#### WRITTEN REQUEST
Your output must be the lines below from the line containing "Write a Python" to the line containing "from bokeh.resources import INLINE", both lines included, reproduced exactly and without pictures.

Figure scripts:
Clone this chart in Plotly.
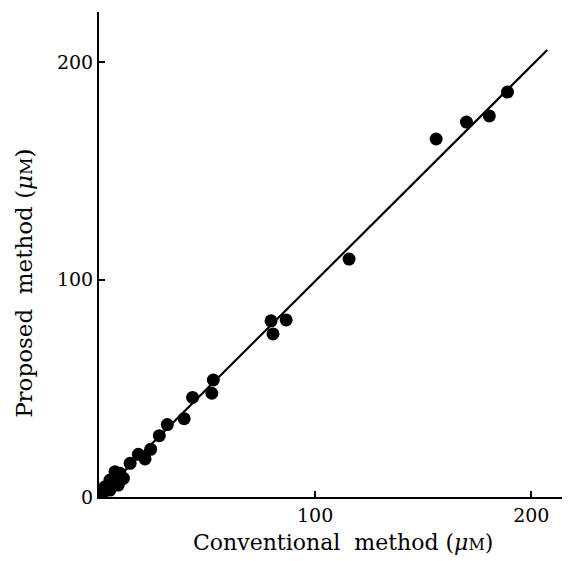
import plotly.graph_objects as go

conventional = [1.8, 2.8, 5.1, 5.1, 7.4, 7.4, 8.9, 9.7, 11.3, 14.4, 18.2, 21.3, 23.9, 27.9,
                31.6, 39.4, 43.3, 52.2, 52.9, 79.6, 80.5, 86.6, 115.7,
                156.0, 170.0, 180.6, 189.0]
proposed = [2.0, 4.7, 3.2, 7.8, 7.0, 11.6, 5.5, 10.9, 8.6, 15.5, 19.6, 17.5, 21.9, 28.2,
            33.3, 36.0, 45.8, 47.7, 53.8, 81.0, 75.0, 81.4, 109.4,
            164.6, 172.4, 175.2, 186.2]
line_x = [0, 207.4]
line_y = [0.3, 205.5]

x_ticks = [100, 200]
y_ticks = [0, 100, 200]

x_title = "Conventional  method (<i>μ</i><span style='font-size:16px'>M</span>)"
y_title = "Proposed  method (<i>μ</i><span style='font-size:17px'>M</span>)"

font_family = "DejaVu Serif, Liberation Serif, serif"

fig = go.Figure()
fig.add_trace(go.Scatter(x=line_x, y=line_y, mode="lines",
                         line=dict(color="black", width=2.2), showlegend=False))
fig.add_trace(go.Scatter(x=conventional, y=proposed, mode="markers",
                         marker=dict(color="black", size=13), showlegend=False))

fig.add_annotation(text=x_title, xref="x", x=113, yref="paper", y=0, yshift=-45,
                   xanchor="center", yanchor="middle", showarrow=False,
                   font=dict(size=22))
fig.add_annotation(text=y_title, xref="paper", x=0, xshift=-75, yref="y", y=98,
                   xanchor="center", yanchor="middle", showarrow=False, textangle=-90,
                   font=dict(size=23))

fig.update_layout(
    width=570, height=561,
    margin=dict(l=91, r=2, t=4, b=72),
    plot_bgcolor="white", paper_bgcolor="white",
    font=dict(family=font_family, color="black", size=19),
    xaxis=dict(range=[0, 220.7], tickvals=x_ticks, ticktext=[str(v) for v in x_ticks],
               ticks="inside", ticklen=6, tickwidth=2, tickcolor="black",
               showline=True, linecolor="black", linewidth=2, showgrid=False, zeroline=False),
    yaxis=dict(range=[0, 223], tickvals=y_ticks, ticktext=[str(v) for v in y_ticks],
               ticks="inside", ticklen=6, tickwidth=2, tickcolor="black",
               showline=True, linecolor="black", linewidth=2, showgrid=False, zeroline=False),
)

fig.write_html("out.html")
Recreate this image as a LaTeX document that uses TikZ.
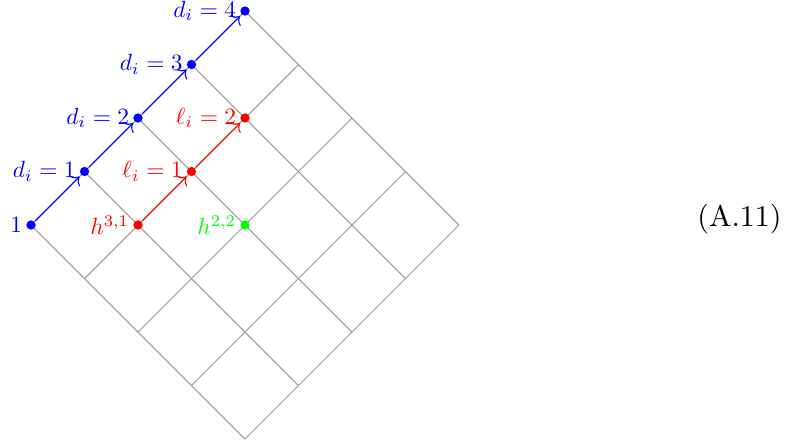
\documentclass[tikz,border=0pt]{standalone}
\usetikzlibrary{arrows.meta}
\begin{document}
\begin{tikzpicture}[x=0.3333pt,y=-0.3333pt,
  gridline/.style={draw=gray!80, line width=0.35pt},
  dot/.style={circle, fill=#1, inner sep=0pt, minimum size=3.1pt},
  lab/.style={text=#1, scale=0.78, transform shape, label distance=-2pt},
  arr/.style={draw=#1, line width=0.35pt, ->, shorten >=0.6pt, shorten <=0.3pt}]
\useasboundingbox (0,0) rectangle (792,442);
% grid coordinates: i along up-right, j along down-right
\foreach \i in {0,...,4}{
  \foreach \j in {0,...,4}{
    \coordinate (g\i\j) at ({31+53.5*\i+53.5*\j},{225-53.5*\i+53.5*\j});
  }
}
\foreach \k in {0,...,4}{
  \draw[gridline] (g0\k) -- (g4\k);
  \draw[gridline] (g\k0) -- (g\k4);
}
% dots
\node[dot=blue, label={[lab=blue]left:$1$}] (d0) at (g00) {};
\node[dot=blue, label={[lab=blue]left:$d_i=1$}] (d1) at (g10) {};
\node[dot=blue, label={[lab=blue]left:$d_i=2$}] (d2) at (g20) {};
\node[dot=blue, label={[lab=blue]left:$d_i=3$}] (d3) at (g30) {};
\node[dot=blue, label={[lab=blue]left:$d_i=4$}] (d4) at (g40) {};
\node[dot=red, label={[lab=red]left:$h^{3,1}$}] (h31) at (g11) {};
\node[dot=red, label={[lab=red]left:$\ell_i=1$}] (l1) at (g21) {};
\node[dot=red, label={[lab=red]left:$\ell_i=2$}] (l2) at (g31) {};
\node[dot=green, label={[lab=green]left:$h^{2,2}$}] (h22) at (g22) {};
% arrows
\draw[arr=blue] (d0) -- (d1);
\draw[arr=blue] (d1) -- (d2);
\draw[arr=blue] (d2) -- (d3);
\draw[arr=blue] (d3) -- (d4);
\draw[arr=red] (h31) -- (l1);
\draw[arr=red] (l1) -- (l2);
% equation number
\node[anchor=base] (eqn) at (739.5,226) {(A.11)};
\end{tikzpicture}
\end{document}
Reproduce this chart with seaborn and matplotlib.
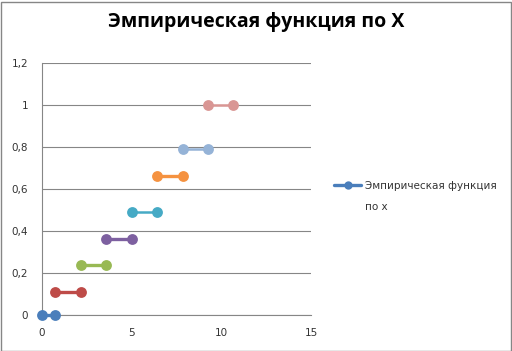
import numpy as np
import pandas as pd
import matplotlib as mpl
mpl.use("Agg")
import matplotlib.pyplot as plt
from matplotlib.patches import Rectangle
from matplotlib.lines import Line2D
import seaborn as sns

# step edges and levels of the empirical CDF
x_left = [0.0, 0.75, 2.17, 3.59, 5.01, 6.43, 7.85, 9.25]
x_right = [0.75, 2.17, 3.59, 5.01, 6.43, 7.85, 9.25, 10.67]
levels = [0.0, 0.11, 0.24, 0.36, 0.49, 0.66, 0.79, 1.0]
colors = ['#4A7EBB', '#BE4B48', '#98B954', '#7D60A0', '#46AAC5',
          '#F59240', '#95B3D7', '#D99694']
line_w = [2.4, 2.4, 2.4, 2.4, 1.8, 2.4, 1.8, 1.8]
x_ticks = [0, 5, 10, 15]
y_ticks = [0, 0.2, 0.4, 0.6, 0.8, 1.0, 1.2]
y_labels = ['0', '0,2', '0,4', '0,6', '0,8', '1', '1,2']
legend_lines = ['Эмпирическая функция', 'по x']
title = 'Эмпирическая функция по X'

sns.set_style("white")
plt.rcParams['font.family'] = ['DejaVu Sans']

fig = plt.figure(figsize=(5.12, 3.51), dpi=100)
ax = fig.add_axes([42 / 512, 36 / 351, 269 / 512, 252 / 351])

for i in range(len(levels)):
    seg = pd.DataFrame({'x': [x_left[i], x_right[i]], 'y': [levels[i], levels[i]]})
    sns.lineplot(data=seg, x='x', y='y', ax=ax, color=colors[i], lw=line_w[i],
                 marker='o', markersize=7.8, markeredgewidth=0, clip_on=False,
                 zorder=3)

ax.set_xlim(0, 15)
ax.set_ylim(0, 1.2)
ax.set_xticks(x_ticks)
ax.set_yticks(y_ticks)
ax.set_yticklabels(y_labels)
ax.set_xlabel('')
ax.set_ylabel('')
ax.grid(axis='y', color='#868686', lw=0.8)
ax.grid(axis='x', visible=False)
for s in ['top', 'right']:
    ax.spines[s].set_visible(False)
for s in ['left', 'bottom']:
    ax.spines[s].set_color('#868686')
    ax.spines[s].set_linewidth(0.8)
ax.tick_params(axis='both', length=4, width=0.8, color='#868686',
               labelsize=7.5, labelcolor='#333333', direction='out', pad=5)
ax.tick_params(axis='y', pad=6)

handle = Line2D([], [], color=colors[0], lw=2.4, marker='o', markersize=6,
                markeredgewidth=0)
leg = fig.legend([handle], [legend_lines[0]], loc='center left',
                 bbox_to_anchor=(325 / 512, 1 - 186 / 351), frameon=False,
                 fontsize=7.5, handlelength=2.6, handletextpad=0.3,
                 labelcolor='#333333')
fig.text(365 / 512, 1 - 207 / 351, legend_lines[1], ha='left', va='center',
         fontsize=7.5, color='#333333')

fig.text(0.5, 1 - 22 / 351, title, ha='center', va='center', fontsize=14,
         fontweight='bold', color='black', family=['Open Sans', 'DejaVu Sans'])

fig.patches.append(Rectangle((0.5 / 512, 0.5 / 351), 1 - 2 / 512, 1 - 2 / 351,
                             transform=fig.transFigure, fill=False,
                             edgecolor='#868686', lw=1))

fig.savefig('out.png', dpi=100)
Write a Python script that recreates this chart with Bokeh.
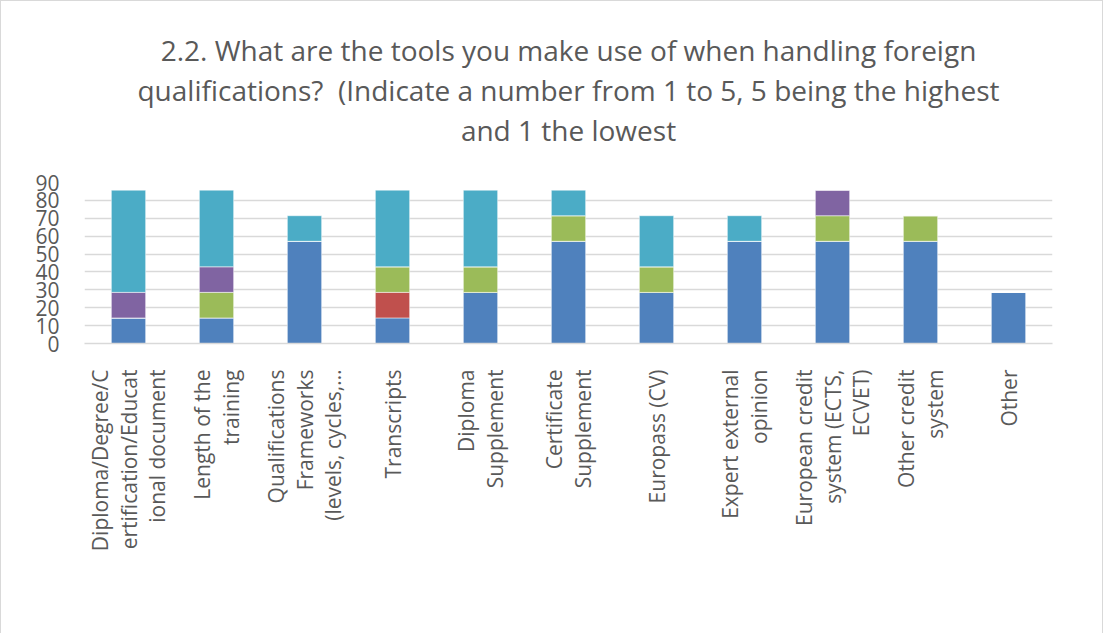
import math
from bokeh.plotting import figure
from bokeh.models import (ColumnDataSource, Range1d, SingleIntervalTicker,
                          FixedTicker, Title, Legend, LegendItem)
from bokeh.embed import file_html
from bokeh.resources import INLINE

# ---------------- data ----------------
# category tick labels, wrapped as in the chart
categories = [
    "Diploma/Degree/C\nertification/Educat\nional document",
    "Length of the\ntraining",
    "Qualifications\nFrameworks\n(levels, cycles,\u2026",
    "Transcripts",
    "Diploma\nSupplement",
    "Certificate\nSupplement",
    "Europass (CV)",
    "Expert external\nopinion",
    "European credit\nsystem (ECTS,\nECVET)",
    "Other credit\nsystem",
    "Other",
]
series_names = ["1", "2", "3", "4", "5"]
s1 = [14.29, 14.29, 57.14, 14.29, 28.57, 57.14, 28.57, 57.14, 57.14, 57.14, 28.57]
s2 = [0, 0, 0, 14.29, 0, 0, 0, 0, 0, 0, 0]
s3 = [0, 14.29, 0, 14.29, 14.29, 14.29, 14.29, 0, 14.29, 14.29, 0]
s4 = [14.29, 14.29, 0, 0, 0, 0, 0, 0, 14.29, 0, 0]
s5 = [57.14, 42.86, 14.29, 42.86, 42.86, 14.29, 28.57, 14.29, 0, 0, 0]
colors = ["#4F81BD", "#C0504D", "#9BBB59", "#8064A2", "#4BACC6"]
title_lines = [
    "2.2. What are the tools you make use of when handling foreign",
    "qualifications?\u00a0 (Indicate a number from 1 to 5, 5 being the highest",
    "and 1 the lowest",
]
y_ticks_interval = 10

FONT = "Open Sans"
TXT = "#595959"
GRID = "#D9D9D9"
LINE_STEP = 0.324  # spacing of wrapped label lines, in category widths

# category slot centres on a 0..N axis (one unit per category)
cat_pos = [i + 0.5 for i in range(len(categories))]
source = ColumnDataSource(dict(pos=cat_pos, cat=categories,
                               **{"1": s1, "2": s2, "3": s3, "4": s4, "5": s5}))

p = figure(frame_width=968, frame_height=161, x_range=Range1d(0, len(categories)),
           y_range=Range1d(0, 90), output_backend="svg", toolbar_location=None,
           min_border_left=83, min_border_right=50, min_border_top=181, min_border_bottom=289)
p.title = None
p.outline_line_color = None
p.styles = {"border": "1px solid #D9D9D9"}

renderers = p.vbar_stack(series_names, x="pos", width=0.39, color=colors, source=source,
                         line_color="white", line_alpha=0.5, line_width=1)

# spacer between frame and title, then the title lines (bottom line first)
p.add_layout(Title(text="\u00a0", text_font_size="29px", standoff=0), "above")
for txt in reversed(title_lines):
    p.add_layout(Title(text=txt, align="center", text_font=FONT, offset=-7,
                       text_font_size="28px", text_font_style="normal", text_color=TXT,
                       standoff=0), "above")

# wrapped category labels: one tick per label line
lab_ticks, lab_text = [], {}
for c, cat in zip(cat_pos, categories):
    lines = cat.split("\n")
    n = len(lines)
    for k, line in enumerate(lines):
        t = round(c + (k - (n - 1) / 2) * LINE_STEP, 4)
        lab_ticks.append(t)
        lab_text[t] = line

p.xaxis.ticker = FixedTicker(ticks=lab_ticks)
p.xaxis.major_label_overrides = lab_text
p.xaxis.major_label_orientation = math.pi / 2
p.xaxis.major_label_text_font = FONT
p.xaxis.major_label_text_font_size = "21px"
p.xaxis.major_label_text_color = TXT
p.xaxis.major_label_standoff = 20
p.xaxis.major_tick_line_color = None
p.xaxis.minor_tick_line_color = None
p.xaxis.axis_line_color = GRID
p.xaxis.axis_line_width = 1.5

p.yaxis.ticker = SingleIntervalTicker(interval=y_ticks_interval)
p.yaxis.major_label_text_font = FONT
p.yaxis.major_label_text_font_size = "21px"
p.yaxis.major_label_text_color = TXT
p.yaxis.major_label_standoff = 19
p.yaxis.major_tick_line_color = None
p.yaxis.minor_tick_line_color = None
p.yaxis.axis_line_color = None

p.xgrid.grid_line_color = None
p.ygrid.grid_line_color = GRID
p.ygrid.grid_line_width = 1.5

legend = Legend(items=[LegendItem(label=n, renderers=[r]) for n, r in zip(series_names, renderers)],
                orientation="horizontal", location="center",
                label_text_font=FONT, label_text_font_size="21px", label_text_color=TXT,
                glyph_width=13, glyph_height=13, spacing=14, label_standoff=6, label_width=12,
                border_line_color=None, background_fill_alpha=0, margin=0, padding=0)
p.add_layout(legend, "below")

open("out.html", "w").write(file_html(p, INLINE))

#### SOLUTION TO THIS TASK
Write a Python script that recreates this chart with Bokeh.
import math
from bokeh.plotting import figure
from bokeh.models import (ColumnDataSource, Range1d, SingleIntervalTicker,
                          FixedTicker, Title, Legend, LegendItem)
from bokeh.embed import file_html
from bokeh.resources import INLINE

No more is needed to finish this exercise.